=== Set task ===
All the data should be repeated exactly. Any image in it is left out.

=== Dataset section ===
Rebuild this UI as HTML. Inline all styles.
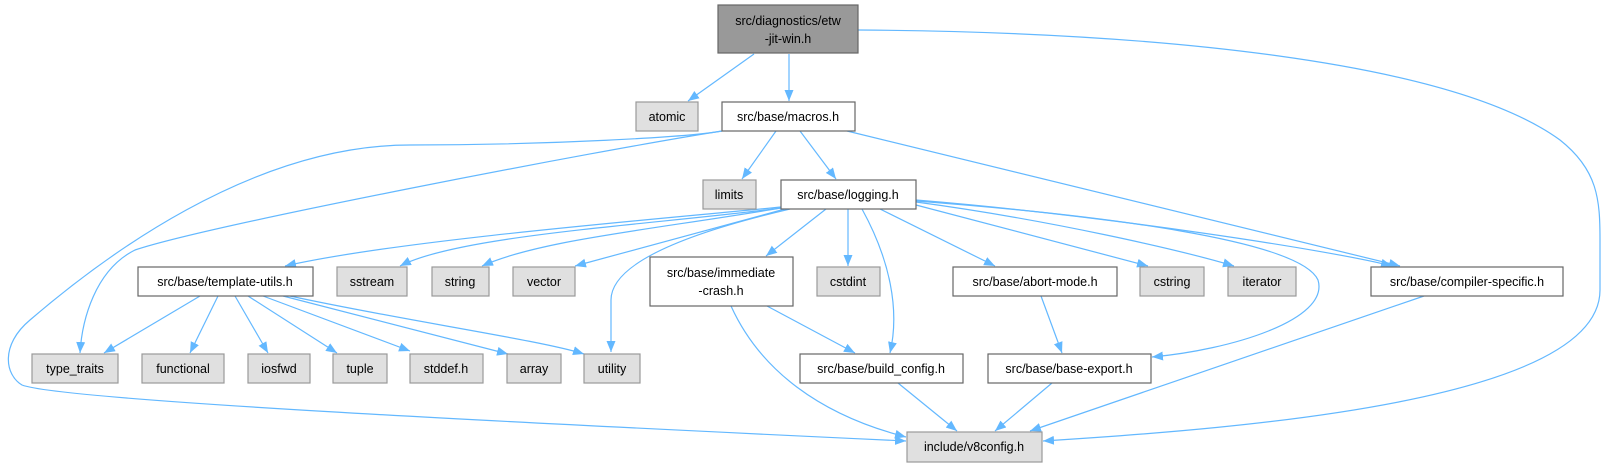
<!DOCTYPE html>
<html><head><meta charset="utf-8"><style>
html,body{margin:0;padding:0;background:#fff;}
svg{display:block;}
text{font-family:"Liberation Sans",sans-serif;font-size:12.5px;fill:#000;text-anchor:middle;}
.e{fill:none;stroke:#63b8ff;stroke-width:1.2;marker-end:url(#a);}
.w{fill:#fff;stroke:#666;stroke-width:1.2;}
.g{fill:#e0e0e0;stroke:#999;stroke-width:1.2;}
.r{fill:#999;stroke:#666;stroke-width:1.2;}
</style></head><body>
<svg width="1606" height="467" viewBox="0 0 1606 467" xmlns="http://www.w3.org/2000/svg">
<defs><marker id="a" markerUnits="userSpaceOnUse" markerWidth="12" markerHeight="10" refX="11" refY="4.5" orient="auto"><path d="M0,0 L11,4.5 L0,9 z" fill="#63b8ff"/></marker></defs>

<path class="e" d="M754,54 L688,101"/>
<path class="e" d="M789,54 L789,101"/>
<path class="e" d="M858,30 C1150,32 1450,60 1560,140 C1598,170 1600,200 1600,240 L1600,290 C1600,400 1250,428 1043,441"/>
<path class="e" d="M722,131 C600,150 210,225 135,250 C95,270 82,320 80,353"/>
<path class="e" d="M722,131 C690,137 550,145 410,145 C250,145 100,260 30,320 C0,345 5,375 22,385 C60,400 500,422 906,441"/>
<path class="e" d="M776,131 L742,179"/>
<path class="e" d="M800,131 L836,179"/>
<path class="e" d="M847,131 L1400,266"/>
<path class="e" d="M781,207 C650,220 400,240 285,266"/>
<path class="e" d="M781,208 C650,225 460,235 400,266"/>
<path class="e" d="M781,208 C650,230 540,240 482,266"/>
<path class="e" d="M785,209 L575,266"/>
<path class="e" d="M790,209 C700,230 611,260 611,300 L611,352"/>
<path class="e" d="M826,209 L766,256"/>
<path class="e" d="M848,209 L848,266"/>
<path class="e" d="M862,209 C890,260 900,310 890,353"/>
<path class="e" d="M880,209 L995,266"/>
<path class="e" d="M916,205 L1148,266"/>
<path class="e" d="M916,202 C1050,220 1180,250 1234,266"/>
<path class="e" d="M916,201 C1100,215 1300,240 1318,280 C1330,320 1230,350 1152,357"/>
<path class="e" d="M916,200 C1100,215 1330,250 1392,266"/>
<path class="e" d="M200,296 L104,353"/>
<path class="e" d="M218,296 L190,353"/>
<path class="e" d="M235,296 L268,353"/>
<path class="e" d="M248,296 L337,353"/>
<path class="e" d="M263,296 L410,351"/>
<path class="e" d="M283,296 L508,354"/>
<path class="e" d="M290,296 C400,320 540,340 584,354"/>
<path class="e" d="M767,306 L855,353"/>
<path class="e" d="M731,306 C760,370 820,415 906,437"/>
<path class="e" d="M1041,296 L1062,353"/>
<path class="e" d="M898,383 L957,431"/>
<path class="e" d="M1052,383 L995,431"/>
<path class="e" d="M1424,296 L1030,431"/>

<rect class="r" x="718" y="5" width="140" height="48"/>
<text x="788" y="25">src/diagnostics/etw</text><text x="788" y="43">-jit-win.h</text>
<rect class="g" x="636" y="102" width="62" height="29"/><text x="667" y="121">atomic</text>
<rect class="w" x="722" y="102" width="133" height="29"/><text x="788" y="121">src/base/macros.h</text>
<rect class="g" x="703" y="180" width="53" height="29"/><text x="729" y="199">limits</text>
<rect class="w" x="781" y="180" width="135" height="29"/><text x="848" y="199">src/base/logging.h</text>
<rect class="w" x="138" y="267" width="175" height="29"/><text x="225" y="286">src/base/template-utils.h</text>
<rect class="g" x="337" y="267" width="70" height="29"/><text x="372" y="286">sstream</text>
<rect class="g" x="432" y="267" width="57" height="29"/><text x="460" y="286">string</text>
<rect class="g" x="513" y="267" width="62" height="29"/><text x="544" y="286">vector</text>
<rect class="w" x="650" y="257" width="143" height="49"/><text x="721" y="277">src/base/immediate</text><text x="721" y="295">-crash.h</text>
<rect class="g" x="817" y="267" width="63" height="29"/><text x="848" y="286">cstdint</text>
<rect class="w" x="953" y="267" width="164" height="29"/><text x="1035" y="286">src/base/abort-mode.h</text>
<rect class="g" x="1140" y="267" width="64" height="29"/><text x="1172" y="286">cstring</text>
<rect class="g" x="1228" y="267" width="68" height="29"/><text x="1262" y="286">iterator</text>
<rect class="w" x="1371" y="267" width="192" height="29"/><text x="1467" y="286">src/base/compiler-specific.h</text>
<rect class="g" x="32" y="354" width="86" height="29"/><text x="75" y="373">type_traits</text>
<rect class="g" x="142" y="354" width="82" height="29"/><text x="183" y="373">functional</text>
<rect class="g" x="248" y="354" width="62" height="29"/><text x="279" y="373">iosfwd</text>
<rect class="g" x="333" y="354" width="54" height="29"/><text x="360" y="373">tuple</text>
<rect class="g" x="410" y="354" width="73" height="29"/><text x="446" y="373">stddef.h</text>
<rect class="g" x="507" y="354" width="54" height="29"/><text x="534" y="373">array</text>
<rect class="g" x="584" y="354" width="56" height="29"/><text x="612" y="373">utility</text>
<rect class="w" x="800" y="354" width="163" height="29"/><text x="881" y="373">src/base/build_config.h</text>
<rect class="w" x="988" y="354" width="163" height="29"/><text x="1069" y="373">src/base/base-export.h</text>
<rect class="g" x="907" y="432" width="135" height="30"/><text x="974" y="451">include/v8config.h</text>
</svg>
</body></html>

=== Answer in full ===
Rebuild this UI as HTML. Inline all styles.
<!DOCTYPE html>
<html><head><meta charset="utf-8"><style>
html,body{margin:0;padding:0;background:#fff;}
svg{display:block;}
text{font-family:"Liberation Sans",sans-serif;font-size:12.5px;fill:#000;text-anchor:middle;}
.e{fill:none;stroke:#63b8ff;stroke-width:1.2;marker-end:url(#a);}
.w{fill:#fff;stroke:#666;stroke-width:1.2;}
.g{fill:#e0e0e0;stroke:#999;stroke-width:1.2;}
.r{fill:#999;stroke:#666;stroke-width:1.2;}
</style></head><body>
<svg width="1606" height="467" viewBox="0 0 1606 467" xmlns="http://www.w3.org/2000/svg">
<defs><marker id="a" markerUnits="userSpaceOnUse" markerWidth="12" markerHeight="10" refX="11" refY="4.5" orient="auto"><path d="M0,0 L11,4.5 L0,9 z" fill="#63b8ff"/></marker></defs>

<path class="e" d="M754,54 L688,101"/>
<path class="e" d="M789,54 L789,101"/>
<path class="e" d="M858,30 C1150,32 1450,60 1560,140 C1598,170 1600,200 1600,240 L1600,290 C1600,400 1250,428 1043,441"/>
<path class="e" d="M722,131 C600,150 210,225 135,250 C95,270 82,320 80,353"/>
<path class="e" d="M722,131 C690,137 550,145 410,145 C250,145 100,260 30,320 C0,345 5,375 22,385 C60,400 500,422 906,441"/>
<path class="e" d="M776,131 L742,179"/>
<path class="e" d="M800,131 L836,179"/>
<path class="e" d="M847,131 L1400,266"/>
<path class="e" d="M781,207 C650,220 400,240 285,266"/>
<path class="e" d="M781,208 C650,225 460,235 400,266"/>
<path class="e" d="M781,208 C650,230 540,240 482,266"/>
<path class="e" d="M785,209 L575,266"/>
<path class="e" d="M790,209 C700,230 611,260 611,300 L611,352"/>
<path class="e" d="M826,209 L766,256"/>
<path class="e" d="M848,209 L848,266"/>
<path class="e" d="M862,209 C890,260 900,310 890,353"/>
<path class="e" d="M880,209 L995,266"/>
<path class="e" d="M916,205 L1148,266"/>
<path class="e" d="M916,202 C1050,220 1180,250 1234,266"/>
<path class="e" d="M916,201 C1100,215 1300,240 1318,280 C1330,320 1230,350 1152,357"/>
<path class="e" d="M916,200 C1100,215 1330,250 1392,266"/>
<path class="e" d="M200,296 L104,353"/>
<path class="e" d="M218,296 L190,353"/>
<path class="e" d="M235,296 L268,353"/>
<path class="e" d="M248,296 L337,353"/>
<path class="e" d="M263,296 L410,351"/>
<path class="e" d="M283,296 L508,354"/>
<path class="e" d="M290,296 C400,320 540,340 584,354"/>
<path class="e" d="M767,306 L855,353"/>
<path class="e" d="M731,306 C760,370 820,415 906,437"/>
<path class="e" d="M1041,296 L1062,353"/>
<path class="e" d="M898,383 L957,431"/>
<path class="e" d="M1052,383 L995,431"/>
<path class="e" d="M1424,296 L1030,431"/>

<rect class="r" x="718" y="5" width="140" height="48"/>
<text x="788" y="25">src/diagnostics/etw</text><text x="788" y="43">-jit-win.h</text>
<rect class="g" x="636" y="102" width="62" height="29"/><text x="667" y="121">atomic</text>
<rect class="w" x="722" y="102" width="133" height="29"/><text x="788" y="121">src/base/macros.h</text>
<rect class="g" x="703" y="180" width="53" height="29"/><text x="729" y="199">limits</text>
<rect class="w" x="781" y="180" width="135" height="29"/><text x="848" y="199">src/base/logging.h</text>
<rect class="w" x="138" y="267" width="175" height="29"/><text x="225" y="286">src/base/template-utils.h</text>
<rect class="g" x="337" y="267" width="70" height="29"/><text x="372" y="286">sstream</text>
<rect class="g" x="432" y="267" width="57" height="29"/><text x="460" y="286">string</text>
<rect class="g" x="513" y="267" width="62" height="29"/><text x="544" y="286">vector</text>
<rect class="w" x="650" y="257" width="143" height="49"/><text x="721" y="277">src/base/immediate</text><text x="721" y="295">-crash.h</text>
<rect class="g" x="817" y="267" width="63" height="29"/><text x="848" y="286">cstdint</text>
<rect class="w" x="953" y="267" width="164" height="29"/><text x="1035" y="286">src/base/abort-mode.h</text>
<rect class="g" x="1140" y="267" width="64" height="29"/><text x="1172" y="286">cstring</text>
<rect class="g" x="1228" y="267" width="68" height="29"/><text x="1262" y="286">iterator</text>
<rect class="w" x="1371" y="267" width="192" height="29"/><text x="1467" y="286">src/base/compiler-specific.h</text>
<rect class="g" x="32" y="354" width="86" height="29"/><text x="75" y="373">type_traits</text>
<rect class="g" x="142" y="354" width="82" height="29"/><text x="183" y="373">functional</text>
<rect class="g" x="248" y="354" width="62" height="29"/><text x="279" y="373">iosfwd</text>
<rect class="g" x="333" y="354" width="54" height="29"/><text x="360" y="373">tuple</text>
<rect class="g" x="410" y="354" width="73" height="29"/><text x="446" y="373">stddef.h</text>
<rect class="g" x="507" y="354" width="54" height="29"/><text x="534" y="373">array</text>
<rect class="g" x="584" y="354" width="56" height="29"/><text x="612" y="373">utility</text>
<rect class="w" x="800" y="354" width="163" height="29"/><text x="881" y="373">src/base/build_config.h</text>
<rect class="w" x="988" y="354" width="163" height="29"/><text x="1069" y="373">src/base/base-export.h</text>
<rect class="g" x="907" y="432" width="135" height="30"/><text x="974" y="451">include/v8config.h</text>
</svg>
</body></html>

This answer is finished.